Champlin received $4,900 for two artificial turf goal areas. Golden Valley won a $96,000 grant for girls’ softball field improvements. Minneapolis was awarded $8,000 for swimming lesson equipment at the North Commons Water Park.
The money for those proposals and nearly 500 other youth sports projects in Hennepin County were funded through an unusual grant program launched by the County Board a decade ago.
So far, $23.8 million has been awarded by the Youth Sports Program, in turn generating $94 million in matching grants from cities, boosters, private donors, foundations and other groups.
“I’m a big fan of the program,” said County Board Chairwoman Marion Greene. “This grant program is one more way that the county partners with its cities to support healthy living.”

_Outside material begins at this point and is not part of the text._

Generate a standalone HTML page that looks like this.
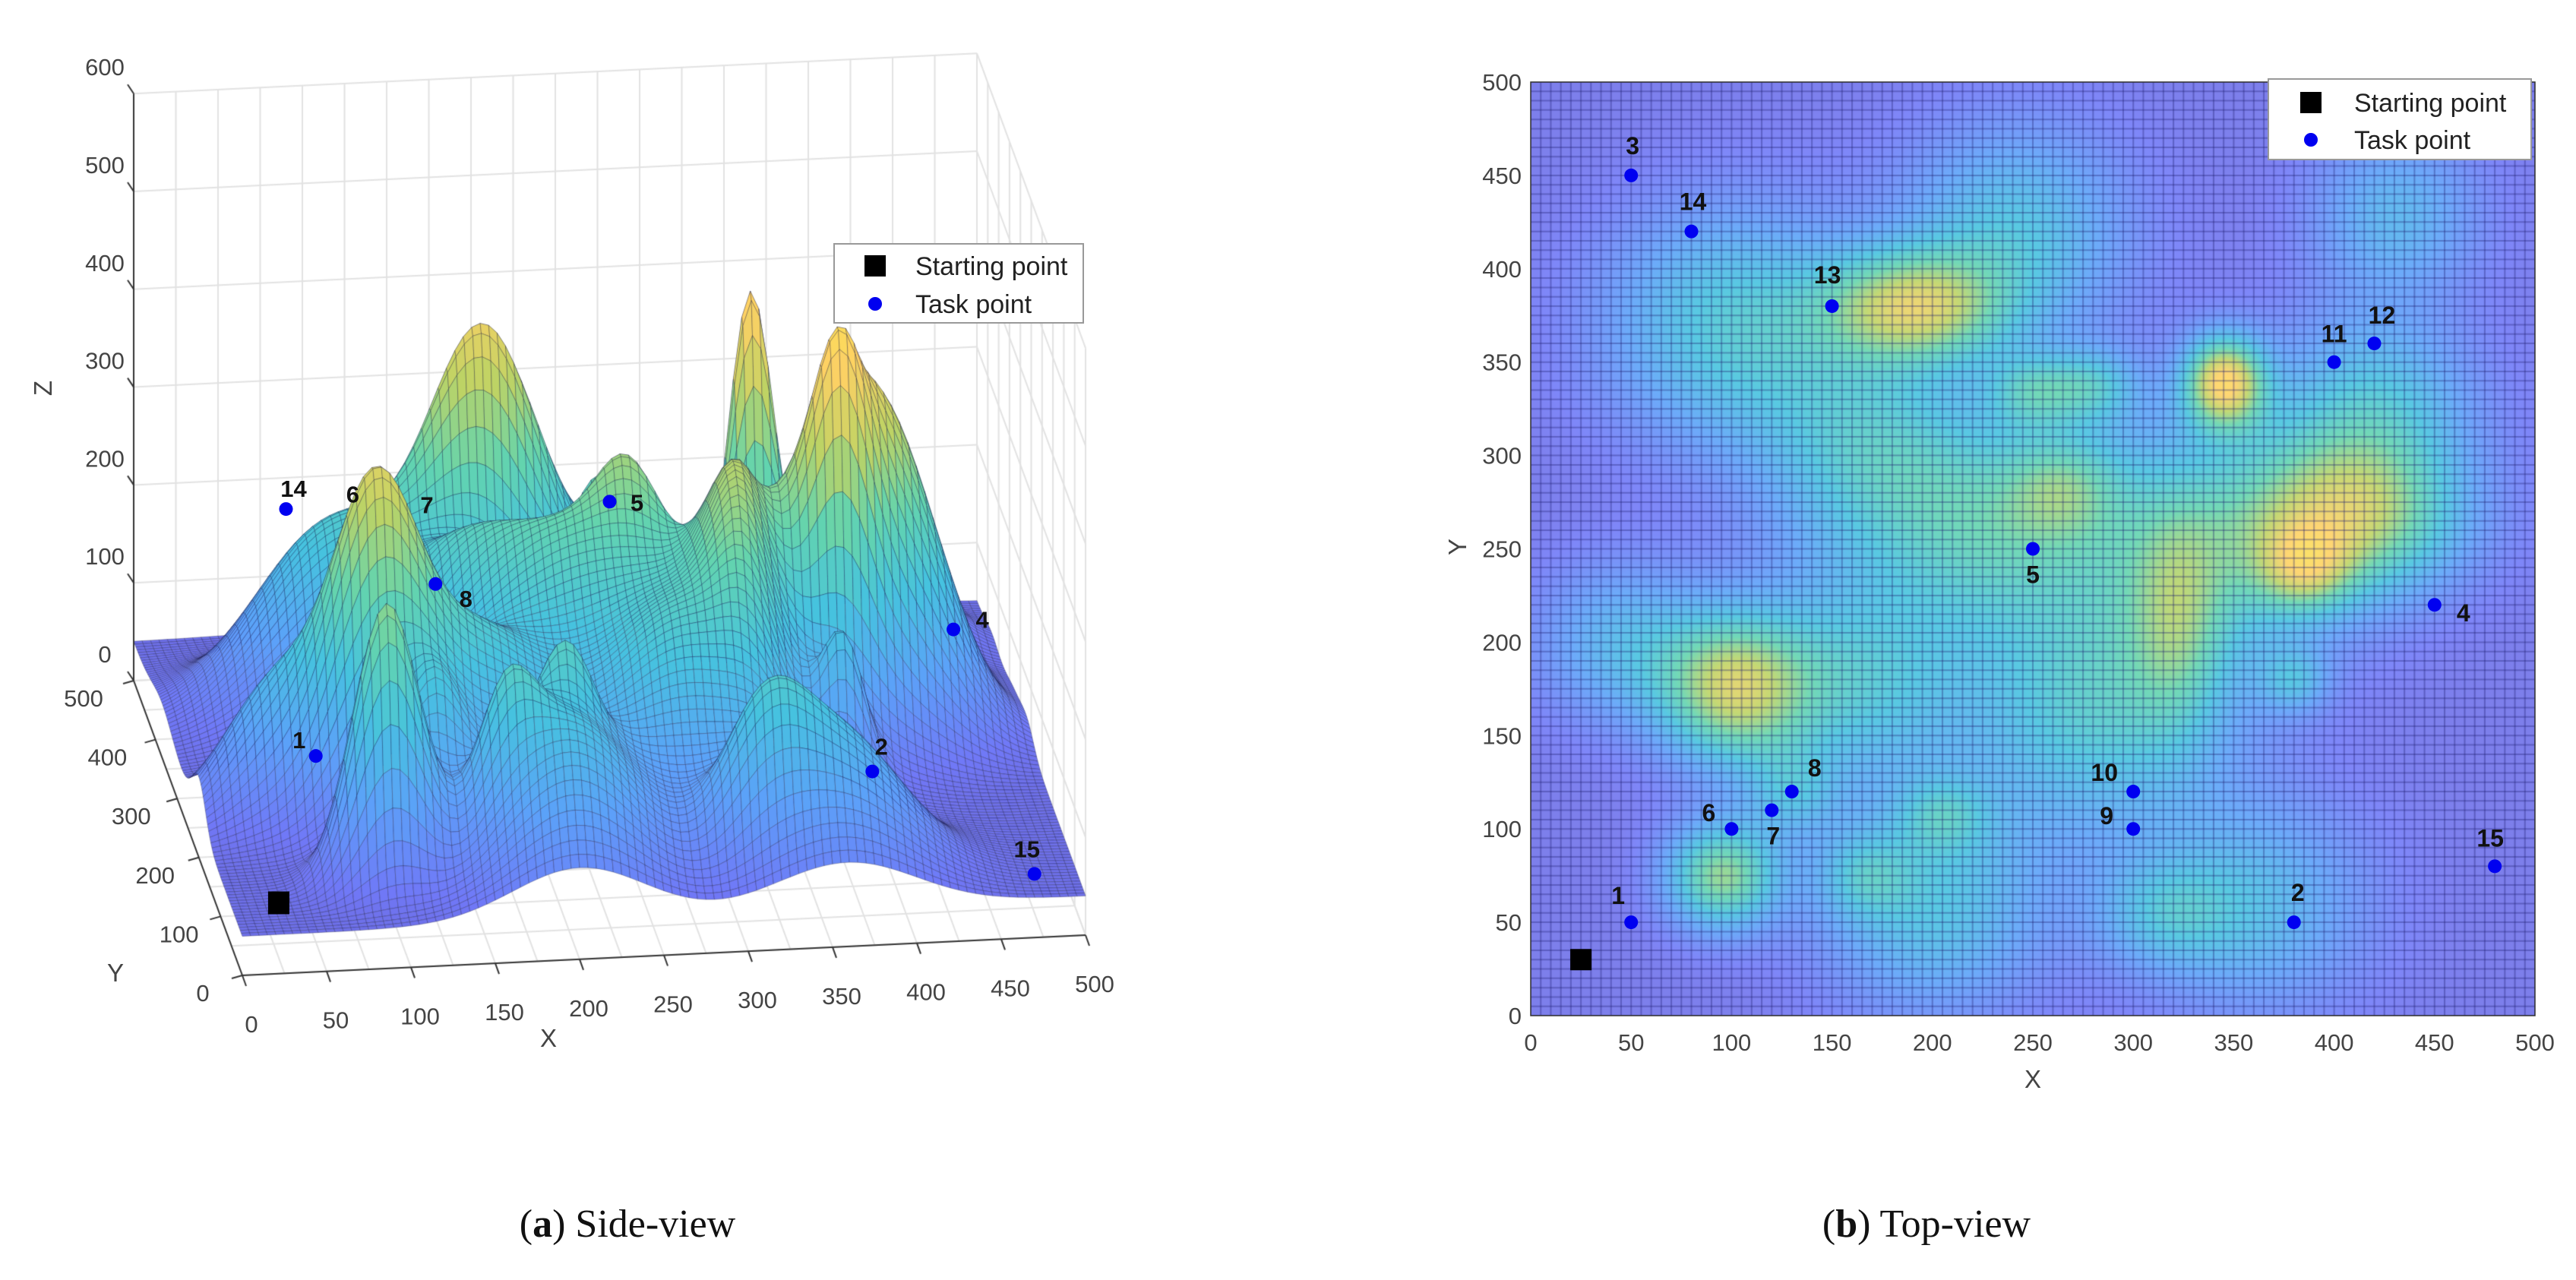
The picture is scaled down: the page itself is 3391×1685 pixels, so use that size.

The program, which is run by the Minnesota Amateur Sports Commission, offers $2 million in county grants annually. Requests can be made for three project categories: facilities, small equipment and playground structures. The largest grant amount is $300,000.
It’s funded through proceeds from the sales tax surcharge used to build Target Field. Since the public was paying for part of the ballpark bill, the County Board decided residents should receive a benefit, said Commissioner Mike Opat. The board approved funding from the stadium sales tax to go toward the Youth Sports Program and extended library hours.
“We wanted the grants to be big enough so the projects could be completed and not be in perpetual limbo,” he said. “And we wanted the requesters to feel it was worth their while.”
Opat this week asked for a hearing about the program to educate the board’s two new commissioners, Angela Conley and Irene Fernando, so they can tell their constituents about it.
Since the program started, the county has awarded 13 playground grants, 320 equipment grants and 148 facility grants. Projects in Opat’s northeast suburban district have won $4.5 million in grants, the most of the seven county districts.
Money for New Hope’s arena helped make it more energy-efficient and made it possible to add a skate rental area, said Parks and Recreation Director Susan Rader.
“It’s a big asset in our city,” she said. “We are so appreciative of the grant program. It saved money for the city and let us lessen our carbon footprint.”
Two years ago, the County Board expanded the Youth Sports Program to include a swimming and water safety component for underserved youth and communities.
The idea came from Commissioner Jan Callison and former Commissioner Peter McLaughlin after the drowning of several children from immigrant communities. “This is a low-cost way to have a big impact on children’s lives,” Callison said.
In 2018, 42 percent of the children who took swimming lessons were black and 93 percent were under 12, said Thomas Rupp, director of the Youth Sports Program.
“The program has touched every end of the county,” he said. “No matter how big or small the community, it’s a great opportunity. ... Beyond increasing physical activities, it reduces racial disparities.”